Just one day after the Campaign for a Commercial-Free Childhood announced its 2013 TOADY award winner for worst toy of the year, something even worse showed up on store shelves and Amazon's top toy list. Behold, the Baby Apptivity Seat.
Wall-E was not just a cautionary tale, was it? Chubby people with little muscle strength in their arms or legs strapped into seats forced to watch a screen all day long—sound familiar? The Baby Apptivity Seat is your basic bouncing baby seat with an iPad holder. There are 1,000 reasons why this is so wrong. I will give you my top three:
Screen time is bad for babies. The American Academy of Pediatrics recommends NO screen time for babies under 2. I know most of us break that rule, but buying an $80 iPad holder just for your baby is committing to the idea that your baby is going to spend a lot of time with your iPad.
Time spent with an iPad is time not spent on the floor building core muscle strength to be able to roll, sit and eventually crawl. It's also time spent not interacting with the real world and the real people who inhabit it, which is how babies learn, you know,everything.
Parents will believe it's educational. Since Fisher-Price is marketing it as an educational toy and encouraging parents to download educational apps that teach colors, numbers and letters, parents will believe they are doing their baby a favor. Colors, numbers and the ABCs are not appropriate educational material for babies, and research shows that infants cannot learn from a 2-dimensional screen.
The CCFC has started a petition to have the seat recalled. Though they have not yet been successful, they did convince Amazon to pull it off its top toy list. Fisher-Price has defended itself by saying it's a "niche" product.

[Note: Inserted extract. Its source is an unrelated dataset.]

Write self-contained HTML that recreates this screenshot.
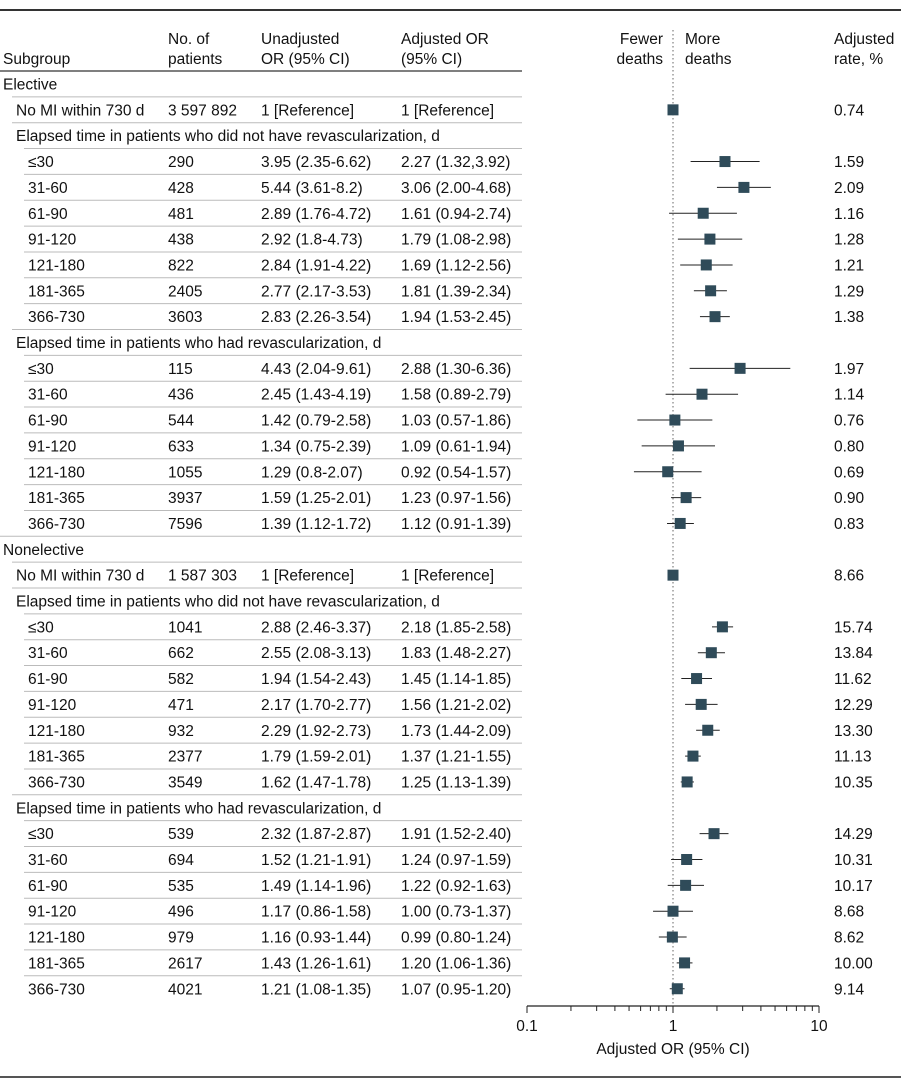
<!DOCTYPE html>
<html><head><meta charset="utf-8"><style>
body{margin:0;width:901px;height:1083px;background:#fff;overflow:hidden;font-family:"Liberation Sans",sans-serif;color:#111}
svg{position:absolute;left:0;top:0}
text{font-family:"Liberation Sans",sans-serif;font-size:15.5px;fill:#111}
</style></head><body>
<svg id="s" width="901" height="1083" xmlns="http://www.w3.org/2000/svg">
<line x1="0" y1="10" x2="901" y2="10" stroke="#333" stroke-width="2"/>
<line x1="0" y1="1077" x2="901" y2="1077" stroke="#555" stroke-width="2"/>
<line x1="0" y1="71" x2="522" y2="71" stroke="#555" stroke-width="1.5"/>
<text x="3" y="64">Subgroup</text>
<text x="168" y="44">No. of</text><text x="168" y="64">patients</text>
<text x="261" y="44">Unadjusted</text><text x="261" y="64">OR (95% CI)</text>
<text x="401" y="44">Adjusted OR</text><text x="401" y="64">(95% CI)</text>
<text x="663" y="44" text-anchor="end">Fewer</text><text x="663" y="64" text-anchor="end">deaths</text>
<text x="685" y="44">More</text><text x="685" y="64">deaths</text>
<text x="834" y="44">Adjusted</text><text x="834" y="64">rate, %</text>
<line x1="673" y1="30" x2="673" y2="1006" stroke="#666" stroke-width="1" stroke-dasharray="1.5,2.5"/>
<line x1="527" y1="1006" x2="819" y2="1006" stroke="#222" stroke-width="1.2"/>
<text x="527" y="1031" text-anchor="middle">0.1</text>
<text x="673" y="1031" text-anchor="middle">1</text>
<text x="819" y="1031" text-anchor="middle">10</text>
<text x="673" y="1054" text-anchor="middle">Adjusted OR (95% CI)</text>
<g id="g"></g>
</svg>
<script>
var rows=[
[0,"Elective"],
[1,"No MI within 730 d","3 597 892","1 [Reference]","1 [Reference]","0.74",1,1,1],
[1,"Elapsed time in patients who did not have revascularization, d"],
[2,"≤30","290","3.95 (2.35-6.62)","2.27 (1.32,3.92)","1.59",2.27,1.32,3.92],
[2,"31-60","428","5.44 (3.61-8.2)","3.06 (2.00-4.68)","2.09",3.06,2.00,4.68],
[2,"61-90","481","2.89 (1.76-4.72)","1.61 (0.94-2.74)","1.16",1.61,0.94,2.74],
[2,"91-120","438","2.92 (1.8-4.73)","1.79 (1.08-2.98)","1.28",1.79,1.08,2.98],
[2,"121-180","822","2.84 (1.91-4.22)","1.69 (1.12-2.56)","1.21",1.69,1.12,2.56],
[2,"181-365","2405","2.77 (2.17-3.53)","1.81 (1.39-2.34)","1.29",1.81,1.39,2.34],
[2,"366-730","3603","2.83 (2.26-3.54)","1.94 (1.53-2.45)","1.38",1.94,1.53,2.45],
[1,"Elapsed time in patients who had revascularization, d"],
[2,"≤30","115","4.43 (2.04-9.61)","2.88 (1.30-6.36)","1.97",2.88,1.30,6.36],
[2,"31-60","436","2.45 (1.43-4.19)","1.58 (0.89-2.79)","1.14",1.58,0.89,2.79],
[2,"61-90","544","1.42 (0.79-2.58)","1.03 (0.57-1.86)","0.76",1.03,0.57,1.86],
[2,"91-120","633","1.34 (0.75-2.39)","1.09 (0.61-1.94)","0.80",1.09,0.61,1.94],
[2,"121-180","1055","1.29 (0.8-2.07)","0.92 (0.54-1.57)","0.69",0.92,0.54,1.57],
[2,"181-365","3937","1.59 (1.25-2.01)","1.23 (0.97-1.56)","0.90",1.23,0.97,1.56],
[2,"366-730","7596","1.39 (1.12-1.72)","1.12 (0.91-1.39)","0.83",1.12,0.91,1.39],
[0,"Nonelective"],
[1,"No MI within 730 d","1 587 303","1 [Reference]","1 [Reference]","8.66",1,1,1],
[1,"Elapsed time in patients who did not have revascularization, d"],
[2,"≤30","1041","2.88 (2.46-3.37)","2.18 (1.85-2.58)","15.74",2.18,1.85,2.58],
[2,"31-60","662","2.55 (2.08-3.13)","1.83 (1.48-2.27)","13.84",1.83,1.48,2.27],
[2,"61-90","582","1.94 (1.54-2.43)","1.45 (1.14-1.85)","11.62",1.45,1.14,1.85],
[2,"91-120","471","2.17 (1.70-2.77)","1.56 (1.21-2.02)","12.29",1.56,1.21,2.02],
[2,"121-180","932","2.29 (1.92-2.73)","1.73 (1.44-2.09)","13.30",1.73,1.44,2.09],
[2,"181-365","2377","1.79 (1.59-2.01)","1.37 (1.21-1.55)","11.13",1.37,1.21,1.55],
[2,"366-730","3549","1.62 (1.47-1.78)","1.25 (1.13-1.39)","10.35",1.25,1.13,1.39],
[1,"Elapsed time in patients who had revascularization, d"],
[2,"≤30","539","2.32 (1.87-2.87)","1.91 (1.52-2.40)","14.29",1.91,1.52,2.40],
[2,"31-60","694","1.52 (1.21-1.91)","1.24 (0.97-1.59)","10.31",1.24,0.97,1.59],
[2,"61-90","535","1.49 (1.14-1.96)","1.22 (0.92-1.63)","10.17",1.22,0.92,1.63],
[2,"91-120","496","1.17 (0.86-1.58)","1.00 (0.73-1.37)","8.68",1.00,0.73,1.37],
[2,"121-180","979","1.16 (0.93-1.44)","0.99 (0.80-1.24)","8.62",0.99,0.80,1.24],
[2,"181-365","2617","1.43 (1.26-1.61)","1.20 (1.06-1.36)","10.00",1.20,1.06,1.36],
[2,"366-730","4021","1.21 (1.08-1.35)","1.07 (0.95-1.20)","9.14",1.07,0.95,1.20]
];
var h="",ind=[3,16,28];
function X(v){return 673+146*Math.log10(v);}
rows.forEach(function(r,i){
 var y=84+25.85*i,ty=y+5.5;
 h+='<text x="'+ind[r[0]]+'" y="'+ty+'">'+r[1]+'</text>';
 if(i>0){var lx=ind[r[0]]-4;h+='<line x1="'+lx+'" y1="'+(y-13)+'" x2="522" y2="'+(y-13)+'" stroke="#bbb" stroke-width="1"/>';}
 if(r.length>2){
  h+='<text x="168" y="'+ty+'">'+r[2]+'</text><text x="261" y="'+ty+'">'+r[3]+'</text><text x="401" y="'+ty+'">'+r[4]+'</text><text x="834" y="'+ty+'">'+r[5]+'</text>';
  if(r[7]!=r[8])h+='<line x1="'+X(r[7])+'" y1="'+y+'" x2="'+X(r[8])+'" y2="'+y+'" stroke="#222" stroke-width="1"/>';
  h+='<rect x="'+(X(r[6])-5.5)+'" y="'+(y-5.5)+'" width="11" height="11" fill="#2f4b59"/>';
 }
});
for(var d=0;d<2;d++)for(var k=1;k<=10;k++){var x=527+146*d+146*Math.log10(k);if(d==1&&k==1)continue;var big=(k==1||k==10);h+='<line x1="'+x+'" y1="1006" x2="'+x+'" y2="'+(big?1013:1011)+'" stroke="#222" stroke-width="1"/>';}
document.getElementById("g").innerHTML=h;
</script>
</body></html>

The actual TOADY winner was a similar toy, the 2-in-1 iPotty with Activity Seat for iPad by CTA Digital. The iPotty is a potty seat with an iPad holder. Not only does the iPotty run the risk of creating a whole new generation of people who can't go to the bathroom without their smartphones, but it also eliminates fun parent-child interaction and the attention to body cues for the bathroom that toddlers need to be successful.